Le camp de Westerbork sera le lieu de la réalisation de cette mission.

Pour Amsterdam, j’imagine une mise en scène très rythmée, vivante, fluide, une course contre la montre, un instinct de (sur)vie, une mise à distance de l’horreur et l’étau de la mort qui se resserre et qui pourtant agit comme une prise de conscience et une libération. Je vois une Etty Hillesum volontaire, insaisissable, prisonnière d’une existence qu’elle ne comprend pas encore complètement. L’espace sera contraint, cloisonné, des murs contre lesquels le personnage viendrait se percuter. Un décor mobile, en  mouvement permanent qui suggèrera tous les lieux traversés par le personnage mais qui se fera de plus en plus étroit. Les spectateurs, tenus un peu à distance, assisteront au parcours d’Etty
Hillesum mais sans jamais vraiment être dans le même espace qu’elle.

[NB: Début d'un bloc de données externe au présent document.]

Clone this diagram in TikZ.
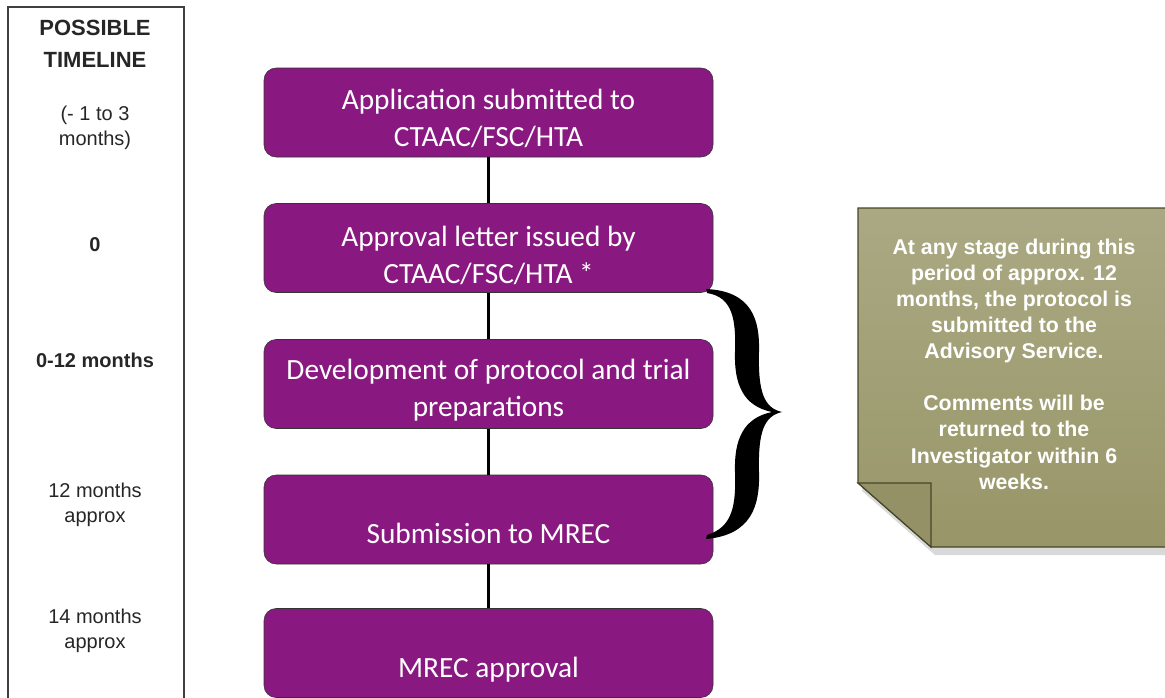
\documentclass[tikz,border=0pt]{standalone}
\usepackage{fontspec}
\setmainfont{Carlito}
\newfontfamily\arialfnt{Liberation Sans}
\usetikzlibrary{shadows}
\definecolor{stagepurple}{RGB}{137,25,129}
\definecolor{noteolive}{RGB}{152,150,104}
\definecolor{noteedge}{RGB}{70,70,40}

\begin{document}
\begin{tikzpicture}[x=0.75pt, y=-0.75pt]
    % Styles
    \tikzstyle{stage} = [rectangle, rounded corners=9pt, draw=black!80, fill=stagepurple, minimum width=336.75pt, minimum height=66.75pt, inner sep=0pt]
    \tikzstyle{stagetext} = [text=white, align=center, inner sep=0pt, font=\fontsize{22}{27.75}\selectfont]
    \tikzstyle{link} = [line width=2pt, black]
    \tikzstyle{when} = [align=center, inner sep=0pt, text=black!85, font=\arialfnt\fontsize{15}{19}\selectfont]
    \tikzstyle{notetext} = [align=center, inner sep=0pt, text=white, font=\arialfnt\bfseries\fontsize{16}{19.6}\selectfont]

    \clip (0,0) rectangle (1165,697);

    % Timeline column
    \draw[black!75, line width=0.9pt] (8,7) rectangle (184,720);
    \node[when, font=\arialfnt\bfseries\fontsize{16.5}{24}\selectfont] (title) at (95,44) {POSSIBLE\\TIMELINE};
    \node[when] (w1) at (95,128) {(- 1 to 3\\months)};
    \node[when, font=\arialfnt\bfseries\fontsize{15}{19}\selectfont] (w2) at (95,245) {0};
    \node[when, font=\arialfnt\bfseries\fontsize{15}{19}\selectfont] (w3) at (95,360) {0-12 months};
    \node[when] (w4) at (95,505) {12 months\\approx};
    \node[when] (w5) at (95,631) {14 months\\approx};

    % Stages
    \node[stage] (apply) at (488.5,112.5) {};
    \node[stage] (approve) at (488.5,248) {};
    \node[stage] (develop) at (488.5,384) {};
    \node[stage] (submit) at (488.5,519.5) {};
    \node[stage] (mrec) at (488.5,653) {};
    \node[stagetext] (apply-txt) at (488.5,118) {Application submitted to\\CTAAC/FSC/HTA};
    \node[stagetext] (approve-txt) at (488.5,255) {Approval letter issued by\\CTAAC/FSC/HTA *};
    \node[stagetext] (develop-txt) at (488.5,390) {Development of protocol and trial\\preparations};
    \node[stagetext] (submit-txt) at (488.5,533) {Submission to MREC};
    \node[stagetext] (mrec-txt) at (488.5,670) {MREC approval};

    % Links
    \draw[link] (apply) -- (approve);
    \draw[link] (approve) -- (develop);
    \draw[link] (develop) -- (submit);
    \draw[link] (submit) -- (mrec);

    % Brace
    \fill[black] (706,289) .. controls (752,291) and (760,320) .. (759,352)
        .. controls (758,392) and (764,408) .. (782,412)
        .. controls (764,416) and (758,432) .. (759,472)
        .. controls (760,505) and (752,535) .. (706,539)
        -- (707,535)
        .. controls (733,527) and (736,505) .. (735,472)
        .. controls (734,440) and (743,418) .. (772,412)
        .. controls (743,406) and (734,384) .. (735,352)
        .. controls (736,320) and (733,297) .. (707,293) -- cycle;

    % Note
    \draw[noteedge, line width=0.9pt, top color=noteolive!82!white, bottom color=noteolive,
          drop shadow={shadow xshift=3pt, shadow yshift=-6pt, opacity=0.3}]
        (858,208) -- (1175,208) -- (1175,547) -- (931,547) -- (858,483) -- cycle;
    \draw[noteedge, line width=0.9pt, fill=noteolive!97!black]
        (858,483) -- (931,483) -- (931,547) -- cycle;
    \node[notetext] (note) at (1014,364) {At any stage during this\\period of approx. 12\\months, the protocol is\\submitted to the\\Advisory Service.\\[19.6pt]Comments will be\\returned to the\\Investigator within 6\\weeks.};
\end{tikzpicture}
\end{document}
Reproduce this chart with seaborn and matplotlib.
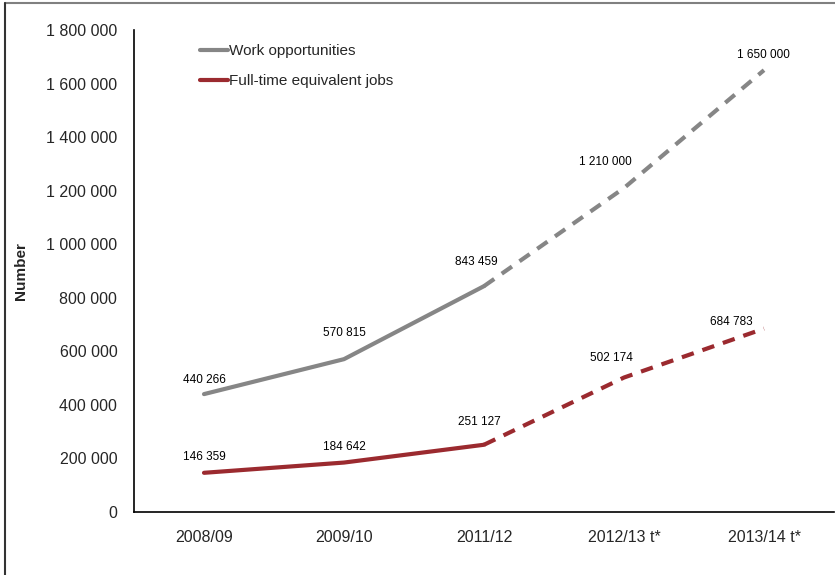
import pandas as pd
import numpy as np
import matplotlib
matplotlib.use("Agg")
import matplotlib.pyplot as plt
from matplotlib.lines import Line2D
import seaborn as sns

years = ["2008/09", "2009/10", "2011/12", "2012/13 t*", "2013/14 t*"]
work_opps = [440266, 570815, 843459, 1210000, 1650000]
fte_jobs = [146359, 184642, 251127, 502174, 684783]
n_actual = 3  # first three years are actual, the rest are targets

sns.set_style("white")
plt.rcParams["font.family"] = ["Liberation Sans", "DejaVu Sans"]

fig = plt.figure(figsize=(8.35, 5.75), dpi=100)
ax = fig.add_axes([134 / 835, 1 - 512 / 575, 700 / 835, 482 / 575])

pos = np.arange(len(years))
series = [
    ("Work opportunities", work_opps, "#868686",
     [(0, 14), (0, 26), (-8, 24), (-19, 26), (-1, 15)]),
    ("Full-time equivalent jobs", fte_jobs, "#9b2a2f",
     [(0, 16), (0, 16), (-5, 23), (-13, 20), (-33, 7)]),
]

for name, vals, col, offs in series:
    df = pd.DataFrame({"x": pos, "y": vals})
    sns.lineplot(data=df.iloc[:n_actual], x="x", y="y", color=col, lw=3,
                 ax=ax, label=name)
    sns.lineplot(data=df.iloc[n_actual - 1:], x="x", y="y", color=col, lw=3,
                 ax=ax, linestyle=(0, (3, 2.2)))
    for xi, v, (dx, dy) in zip(pos, vals, offs):
        txt = f"{v:,}".replace(",", " ")
        ax.annotate(txt, (xi, v), xytext=(dx * 0.72, dy * 0.72),
                    textcoords="offset points", ha="center", va="center",
                    fontsize=8.5, color="black")

ax.set_xlim(-0.5, len(years) - 0.5)
ax.set_ylim(0, 1800000)
ax.set_xticks(pos)
ax.set_xticklabels(years, fontsize=11.5)
yt = np.arange(0, 1800001, 200000)
ax.set_yticks(yt)
ax.set_yticklabels([f"{t:,}".replace(",", " ") for t in yt], fontsize=11.5)
ax.tick_params(length=0)
ax.tick_params(axis="y", pad=12)
ax.tick_params(axis="x", pad=13)
ax.set_xlabel("")
ax.set_ylabel("Number", fontsize=11, fontweight="bold", labelpad=13)

for s in ["top", "right"]:
    ax.spines[s].set_visible(False)
for s in ["left", "bottom"]:
    ax.spines[s].set_color("black")
    ax.spines[s].set_linewidth(1.2)

handles = [Line2D([], [], color=c, lw=3) for _, _, c, _ in series]
ax.legend(handles, [n for n, _, _, _ in series], loc="upper left",
          bbox_to_anchor=(200 / 835, 1 - 44 / 575), bbox_transform=fig.transFigure,
          frameon=False, fontsize=11, handlelength=1.8, handletextpad=0.1,
          labelspacing=1.05, borderpad=0, borderaxespad=0)

# outer frame (only top and left edges are visible in the crop)
fig.add_artist(Line2D([5 / 835, 1], [1 - 3 / 575, 1 - 3 / 575],
                      transform=fig.transFigure, color="#808080", lw=1.5))
fig.add_artist(Line2D([5 / 835, 5 / 835], [0, 1 - 3 / 575],
                      transform=fig.transFigure, color="#333333", lw=1.5))

fig.savefig("out.png", dpi=100)
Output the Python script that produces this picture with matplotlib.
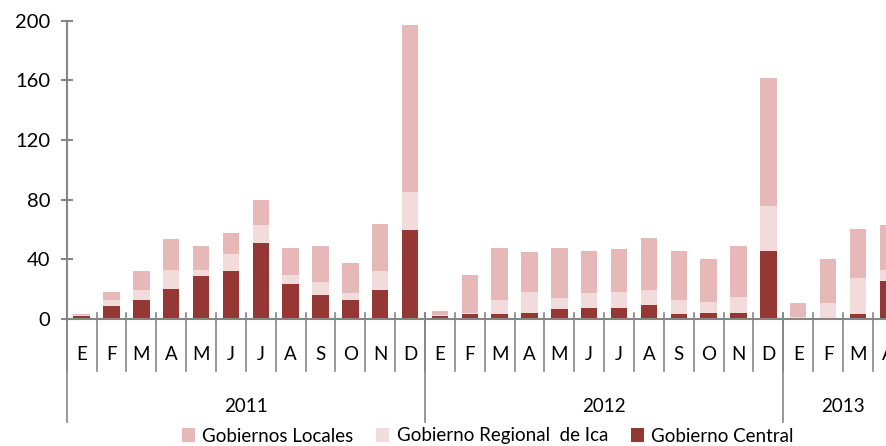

Dans le camp de Westerbork, l’horizon, étonnamment, deviendra plus vaste. Une immensité qui  englobera aussi les spectateurs. Pour la fête d’Hanoucca, je rêve d’un ciel étoilé qui apparaitra sur la scène mais aussi dans la salle. La proximité avec le personnage se fera plus intime. Le public aura la sensation de partager à la fois le même espace physique qu’Etty Hillesum, mais aussi une partie de son intimité.
Si Amsterdam raconte les soirées secrètes, le conseil juif, les tentatives d’échapper à l’horreur qui s’annonce et une Etty Hillesum qui cherche à se frayer un chemin à travers la ville et la vie, Westerbork nous plongera à l’intérieur de la jeune femme, dans sa foi pour la vie et l’humain. L’espace plus illustratif du début s’ouvrira vers à un espace émotionnel.

La partition musicale sera prise en charge par les comédiens sous la direction de Emilie Rault.